I think the worst deception about the current Repeal and Replace with Chapter 50 is the Town Council and Planning Board NOT directly informing the BH voters that they are ripping away one of the most powerful rights the voter has, voting directly on cruise ship passenger caps, currently enshrined in the LUO. Let me state this as directly as possible: If the Town wins, and the Big Cruise regulation is placed in the Municipal Ordinance, the voters will have no vote, and the vote will be entirely in the hands of the majority of the Town Council.

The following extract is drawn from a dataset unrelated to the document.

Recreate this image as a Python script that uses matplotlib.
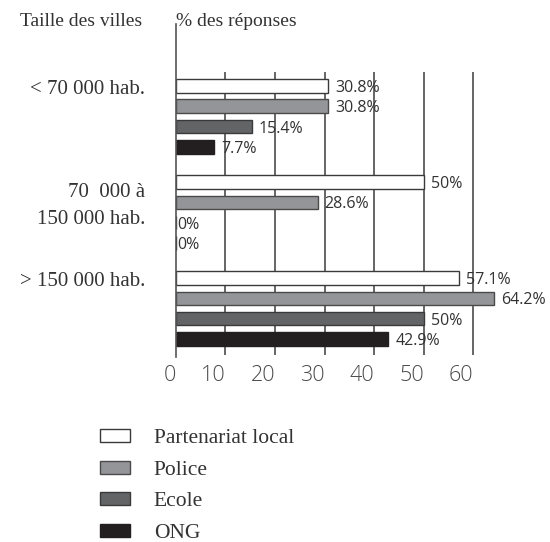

Furthermore, watch out for these opinions from the Planning Board about they should only be using the LUO for land issues, not water uses. Ruth Eveland stated this in the recent planning board meeting. Former PB Chair Tom St. Germain, also argued this in the prior battle about Big Cruise presence. Of course this is ridiculous: How else would our waterfront town regulate docks and buildings attached to the land over the waters? The LUO clearly has legal definitions for Structures, water related, and Uses, water dependent. When I continue to hear these ludicrous statements, I wonder if the Town wants to take all the management of waterfront uses under their control in the Municipal Code, where the uber powerful cruise and tourism lobby have the easy path to influencing the Town Council.
Thanks for shining a light on those who undermine our vote.